Once a year, the book trade contrives to produce a genuinely exciting consumer event and once a year, without fail, the trade contrives to ignore it.
It's not as if Super Thursday is hard to predict. It happens naturally, a serendipitous byproduct of the trade releasing books on one or two Thursdays a month, and September having become the key pre-Christmas release month.
It's easy to get lost in a thicket of Nielsen data, but the key fact is that today some 200 hardbacks will be launched simultaneously: books that will make or break Christmas for publishers large and small. We know this is of interest to the public because, since we first identified the phenomenon in 2008, it has become of considerable interest to the wider media, with The Bookseller approached—quite unprompted—so far this week by the Daily Telegraph, the Independent and various arms of the BBC.

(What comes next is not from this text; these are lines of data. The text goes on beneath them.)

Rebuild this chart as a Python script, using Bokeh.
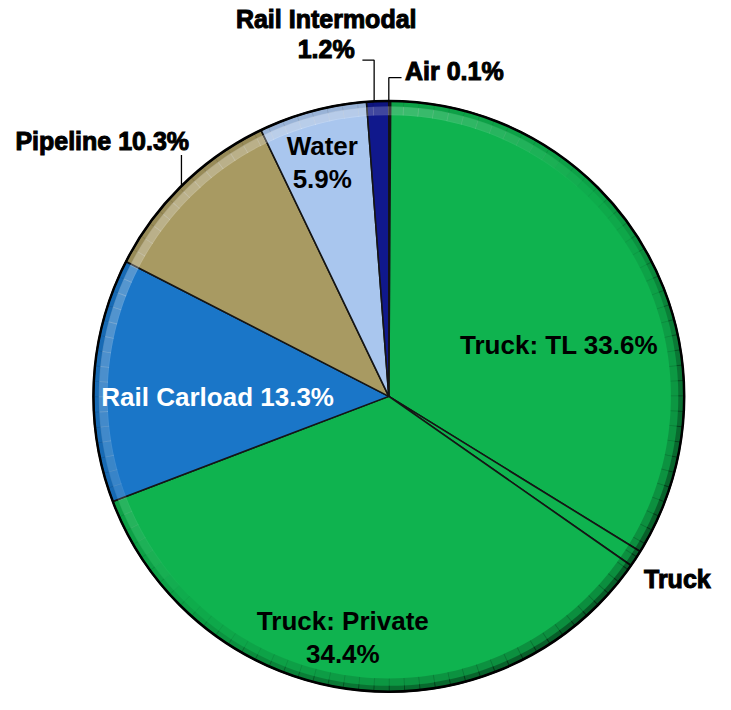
import numpy as np
from bokeh.plotting import figure
from bokeh.models import Range1d, ColumnDataSource
from bokeh.embed import file_html
from bokeh.resources import INLINE
from bokeh.core.properties import value

# ---------------- data ----------------
categories = ["Air", "Truck: TL", "Truck", "Truck: Private", "Rail Carload",
              "Pipeline", "Water", "Rail Intermodal"]
shares = [0.1, 33.6, 0.9, 34.4, 13.3, 10.3, 5.9, 1.2]
label_texts = ["Air 0.1%", "Truck: TL 33.6%", "Truck", "Truck: Private\n34.4%",
               "Rail Carload 13.3%", "Pipeline 10.3%", "Water\n5.9%",
               "Rail Intermodal\n1.2%"]

# ---------------- styles / layout ----------------
colors = ["#16307A", "#0FB34F", "#0FB34F", "#0FB34F", "#1A76C8",
          "#A89A62", "#A9C6EE", "#10188C"]
label_colors = ["black", "black", "black", "black", "white", "black", "black", "black"]
label_outside = [True, False, True, False, False, True, False, True]
# label anchor offsets relative to pie centre (reference pixels)
label_dx = [67, 174, 295, -47, -175, -293, -68, -64]
label_dy = [333, 53, -187, -247, -1, 261, 239, 371]
W, H = 715, 694
CX, CY, R = 397, 305, 302

p = figure(width=W, height=H, x_range=Range1d(0, 731), y_range=Range1d(0, 710),
           output_backend="svg", toolbar_location=None, min_border=0)
p.axis.visible = False
p.grid.visible = False
p.outline_line_color = None
p.background_fill_color = "white"

vals = np.array(shares, dtype=float)
frac = vals / vals.sum()
cum = np.concatenate([[0], np.cumsum(frac)])
start = np.pi / 2 - 2 * np.pi * cum[:-1]
end = np.pi / 2 - 2 * np.pi * cum[1:]

src = ColumnDataSource(dict(x=[CX] * len(vals), y=[CY] * len(vals), start=start,
                            end=end, color=colors, cat=categories))

# main slices
p.wedge(x="x", y="y", radius=R, start_angle="start", end_angle="end",
        direction="clock", fill_color="color", line_color="#151515",
        line_width=1.6, source=src)

# bevel lighting on the rim (decoration): light from upper-left, shadow lower-right
nseg = 120
a0 = np.linspace(0, 2 * np.pi, nseg, endpoint=False)
a1 = a0 + 2 * np.pi / nseg + 0.003
light = np.cos(a0 + np.pi / nseg - 3 * np.pi / 4)
hl_alpha = 0.30 * np.clip(light, 0, None)
sh_alpha = 0.28 * np.clip(-light, 0, None) + 0.06
p.annular_wedge(x=CX, y=CY, inner_radius=R * 0.952, outer_radius=R * 0.982,
                start_angle=a0, end_angle=a1, fill_color="white",
                fill_alpha=hl_alpha, line_color=None)
p.annular_wedge(x=CX, y=CY, inner_radius=R * 0.955, outer_radius=R,
                start_angle=a0, end_angle=a1, fill_color="black",
                fill_alpha=sh_alpha * 0.6, line_color=None)
p.annular_wedge(x=CX, y=CY, inner_radius=R * 0.98, outer_radius=R,
                start_angle=a0, end_angle=a1, fill_color="black",
                fill_alpha=sh_alpha, line_color=None)
# outer rim outline
p.circle(x=[CX], y=[CY], radius=R, fill_color=None, line_color="black", line_width=2.5)

# leader lines
p.line(x=[CX - 27, CX - 15, CX - 15], y=[CY + 344, CY + 344, CY + R], line_color="black", line_width=1.3)
p.line(x=[CX + 13, CX, CX], y=[CY + 326, CY + 326, CY + R], line_color="black", line_width=1.3)
p.line(x=[CX - 212, CX - 212], y=[CY + 247, CY + 216], line_color="black", line_width=1.3)

idx_in = [i for i, o in enumerate(label_outside) if not o]
idx_out = [i for i, o in enumerate(label_outside) if o]

def lsource(idx):
    return ColumnDataSource(dict(x=[CX + label_dx[i] for i in idx],
                                 y=[CY + label_dy[i] for i in idx],
                                 text=[label_texts[i] for i in idx],
                                 color=[label_colors[i] for i in idx]))

p.text(x="x", y="y", text="text", source=lsource(idx_in), text_color="color",
       text_font=value("Liberation Sans"), text_font_style="bold",
       text_font_size="26px", text_align="center", text_baseline="middle",
       text_line_height=1.1)
p.text(x="x", y="y", text="text", source=lsource(idx_out), text_color="color",
       text_font=value("Liberation Sans"), text_font_style="bold",
       text_font_size="25px", text_align="center", text_baseline="middle",
       text_line_height=1.08, text_outline_color="black")

open("out.html", "w").write(file_html(p, INLINE))
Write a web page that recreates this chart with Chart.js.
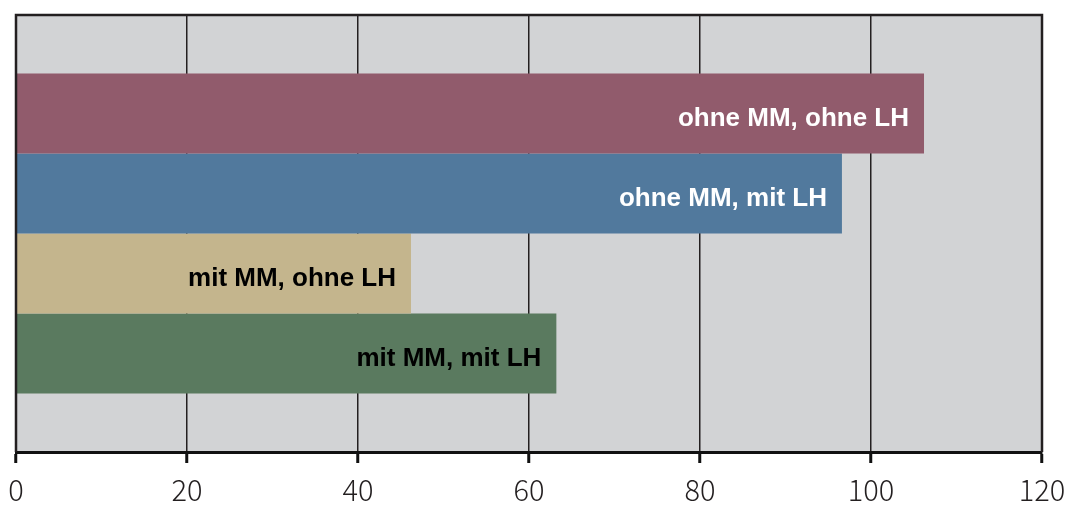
<!DOCTYPE html>
<html>
<head>
<meta charset="utf-8">
<script src="https://cdn.jsdelivr.net/npm/chart.js@4/dist/chart.umd.min.js"></script>
<style>
html,body{margin:0;padding:0;background:#fff;}
#wrap{width:1069px;height:505px;}
</style>
</head>
<body>
<div id="wrap"><canvas id="c" width="1069" height="505"></canvas></div>
<script>
const seriesLabels = ['ohne MM, ohne LH', 'ohne MM, mit LH', 'mit MM, ohne LH', 'mit MM, mit LH'];
const seriesValues = [106.2, 96.6, 46.2, 63.2];
const seriesColors = ['#915B6C', '#51799D', '#C4B58D', '#5A7A5F'];
const labelColors = ['#ffffff', '#ffffff', '#000000', '#000000'];
const xTicks = [0, 20, 40, 60, 80, 100, 120];

const datasets = seriesLabels.map((lab, i) => ({
  label: lab,
  data: [seriesValues[i]],
  backgroundColor: seriesColors[i],
  borderWidth: 0,
  barPercentage: 1,
  categoryPercentage: 0.732
}));

const bgPlugin = {
  id: 'bg',
  beforeDraw(chart) {
    const a = chart.chartArea, ctx = chart.ctx;
    ctx.save();
    ctx.fillStyle = '#D2D3D5';
    ctx.fillRect(a.left, a.top, a.right - a.left, a.bottom - a.top);
    ctx.restore();
  },
  afterDatasetsDraw(chart) {
    const a = chart.chartArea, ctx = chart.ctx;
    ctx.save();
    ctx.strokeStyle = '#231F20';
    ctx.lineWidth = 2.5;
    ctx.beginPath();
    ctx.moveTo(a.left, a.bottom);
    ctx.lineTo(a.left, a.top);
    ctx.lineTo(a.right, a.top);
    ctx.lineTo(a.right, a.bottom);
    ctx.stroke();
    ctx.font = 'bold 26px "Liberation Sans", Arial, sans-serif';
    ctx.textAlign = 'right';
    ctx.textBaseline = 'middle';
    chart.data.datasets.forEach((ds, i) => {
      const el = chart.getDatasetMeta(i).data[0];
      ctx.fillStyle = labelColors[i];
      ctx.fillText(ds.label, el.x - 15, el.y + 5);
    });
    ctx.restore();
  }
};

new Chart(document.getElementById('c'), {
  type: 'bar',
  data: { labels: [''], datasets },
  options: {
    indexAxis: 'y',
    responsive: false,
    animation: false,
    layout: { padding: { left: 16, right: 27, top: 15, bottom: 0 } },
    plugins: { legend: { display: false }, tooltip: { enabled: false } },
    scales: {
      y: { display: false },
      x: {
        min: 0, max: 120,
        afterBuildTicks(scale) { scale.ticks = xTicks.map(v => ({ value: v })); },
        afterFit(scale) { scale.paddingLeft = 0; scale.paddingRight = 0; scale.height = 53; },
        grid: { color: '#231F20', lineWidth: 1.5, tickColor: '#111', tickWidth: 3, tickLength: 11, drawOnChartArea: true },
        border: { color: '#111', width: 3 },
        ticks: {
          color: '#231F20',
          padding: 12,
          font: { family: '"Noto Sans CJK JP", "Noto Sans", sans-serif', size: 29, weight: 300, lineHeight: 1 },
          maxRotation: 0
        }
      }
    }
  },
  plugins: [bgPlugin]
});
</script>
</body>
</html>
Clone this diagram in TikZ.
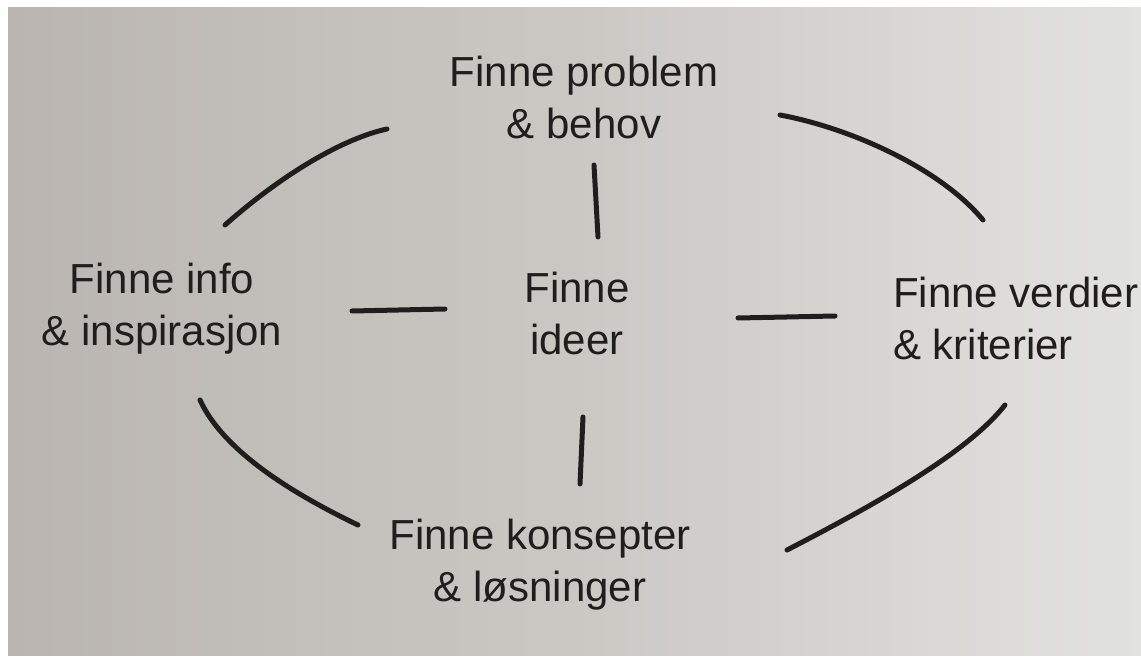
\documentclass[tikz,border=0pt]{standalone}
\usepackage{fontspec}
\setmainfont{Liberation Sans}
\definecolor{paperL}{RGB}{186,181,176}
\definecolor{paperM}{RGB}{203,200,196}
\definecolor{paperR}{RGB}{226,226,224}
\definecolor{ink}{RGB}{32,30,29}
\begin{document}
\begin{tikzpicture}[x=1pt,y=-1pt,
  label/.style={inner sep=0pt,align=center,text=ink,
    font=\fontsize{42}{52}\selectfont},
  stroke/.style={draw=ink,line width=5pt,line cap=round,line join=round}]
  % sheet and paper
  \fill[white] (0,0) rectangle (1141,663);
  \useasboundingbox (0,0) rectangle (1141,663);
  \shade[left color=paperL,right color=paperR,middle color=paperM]
    (8,8) rectangle (1141,655);

  % labels
  \node[label] (prob) at (584,97) {Finne problem\\\& behov};
  \node[label] (info) at (162,309) {Finne info\\\& inspirasjon};
  \node[label] (ideer) at (577,313) {Finne\\ideer};
  \node[label,anchor=west,align=left] (verdi) at (893,318) {Finne verdier\\\& kriterier};
  \node[label] (kons) at (540,565) {Finne konsepter\\\& løsninger};

  % stroke end points
  \coordinate (tlA) at (225,225);  \coordinate (tlB) at (387,129);
  \coordinate (trA) at (780,115);  \coordinate (trB) at (983,220);
  \coordinate (brA) at (1005,405); \coordinate (brB) at (787,550);
  \coordinate (blA) at (200,400);  \coordinate (blB) at (358,525);
  \coordinate (upA) at (594,165);  \coordinate (upB) at (598,237);
  \coordinate (lfA) at (352,311);  \coordinate (lfB) at (445,309);
  \coordinate (rtA) at (738,318);  \coordinate (rtB) at (835,316);
  \coordinate (dnA) at (583,417);  \coordinate (dnB) at (580,484);

  % outer ring
  \draw[stroke] (tlA) .. controls (285,172) and (345,138) .. (tlB);
  \draw[stroke] (trA) .. controls (850,128) and (940,168) .. (trB);
  \draw[stroke] (brA) .. controls (968,452) and (880,502) .. (brB);
  \draw[stroke] (blA) .. controls (222,448) and (285,490) .. (blB);

  % spokes around the centre
  \draw[stroke] (upA) -- (upB);
  \draw[stroke] (lfA) -- (lfB);
  \draw[stroke] (rtA) -- (rtB);
  \draw[stroke] (dnA) -- (dnB);
\end{tikzpicture}
\end{document}
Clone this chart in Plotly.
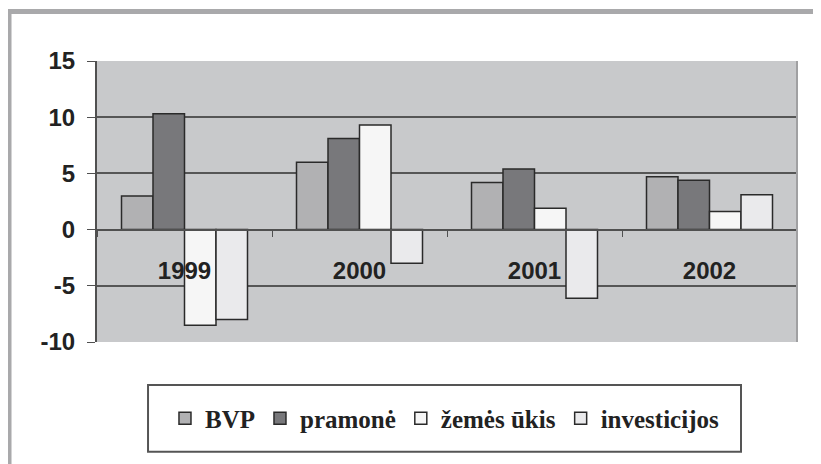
import plotly.graph_objects as go

years = ["1999", "2000", "2001", "2002"]
bvp = [3.0, 6.0, 4.2, 4.7]
pramone = [10.3, 8.1, 5.4, 4.4]
zemes_ukis = [-8.5, 9.3, 1.9, 1.6]
investicijos = [-8.0, -3.0, -6.1, 3.1]
y_ticks = [-10, -5, 0, 5, 10, 15]
y_tick_text = ["-10", "-5", "0", "5", "10", "15"]

series = [
    ("BVP", bvp, "#b1b1b3"),
    ("pramonė", pramone, "#78787b"),
    ("žemės ūkis", zemes_ukis, "#f6f6f6"),
    ("investicijos", investicijos, "#eaeaec"),
]

fig = go.Figure()
for name, vals, col in series:
    fig.add_trace(go.Bar(
        x=years, y=vals, name=name,
        marker=dict(color=col, line=dict(color="#2a2a2a", width=1.5)),
    ))

axis_font = dict(family="Liberation Sans", size=24, color="#222222", weight="bold")

fig.update_layout(
    width=813, height=456,
    margin=dict(l=89, r=24, t=53, b=122),
    paper_bgcolor="white",
    plot_bgcolor="#c8c9cb",
    barmode="group", bargap=0.28, bargroupgap=0,
    showlegend=True,
    legend=dict(
        orientation="h", x=0.4964, y=-0.272, xanchor="center", yanchor="middle",
        borderwidth=0, bgcolor="rgba(0,0,0,0)",
        font=dict(family="Liberation Serif", size=25, color="#222222", weight="bold"),
        itemwidth=30, tracegroupgap=0,
    ),
    xaxis=dict(
        type="category", range=[-0.5, 3.5],
        anchor="free", position=0.4,
        showline=True, linecolor="#505050", linewidth=2,
        ticks="outside", tickson="boundaries", ticklen=6, tickcolor="#505050",
        tickfont=axis_font,
        ticklabelstandoff=20,
        showgrid=False,
    ),
    yaxis=dict(
        range=[-10, 15], tickvals=y_ticks, ticktext=y_tick_text,
        showgrid=True, gridcolor="#565656", gridwidth=2,
        zeroline=True, zerolinecolor="#565656", zerolinewidth=2,
        showline=True, linecolor="#505050", linewidth=2,
        ticks="outside", ticklen=8, tickcolor="#505050",
        tickfont=axis_font, ticklabelstandoff=7,
    ),
    shapes=[
        dict(type="rect", xref="paper", yref="paper", x0=-0.1257, x1=1.2, y0=-0.6, y1=1.176,
             line=dict(color="#a9a9ab", width=5), layer="below"),
        dict(type="line", xref="paper", yref="paper", x0=1, x1=1, y0=0, y1=1,
             line=dict(color="#a0a0a2", width=2)),
        dict(type="rect", xref="paper", yref="paper", x0=0.0729, x1=0.92, y0=-0.391, y1=-0.153,
             line=dict(color="#555555", width=2), fillcolor="white", layer="below"),
    ],
)

fig.write_html("out.html")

So we have a vast range of important hardbacks arriving in the market, buoyed by a wave of mass media interest, and the trade (specifically retailers) manifestly fails to score in an open goal. Is there one publisher or retailer doing a single thing to promote the most important day of the year for releases? After all the headscratching and bellyaching over World Book Night, in which the trade is happy to give away books for nothing, a day when it tries to sell books slips by with a collective shrug of the shoulders. Perhaps the trade could look across the Channel for inspiration. France's La Rentrée is an annual autumn event.
The trade needs to wake up. Consumers are under acute and growing financial pressure, with essential bills for fuel, food and energy all rising above inflation. The average family food bill is up £14 a week this year, about the actual cost of many a new hardback. Marketing skills are woefully inadequate, and quick wins to build consumer excitement about books cannot be missed because of ignorance and ineptitude.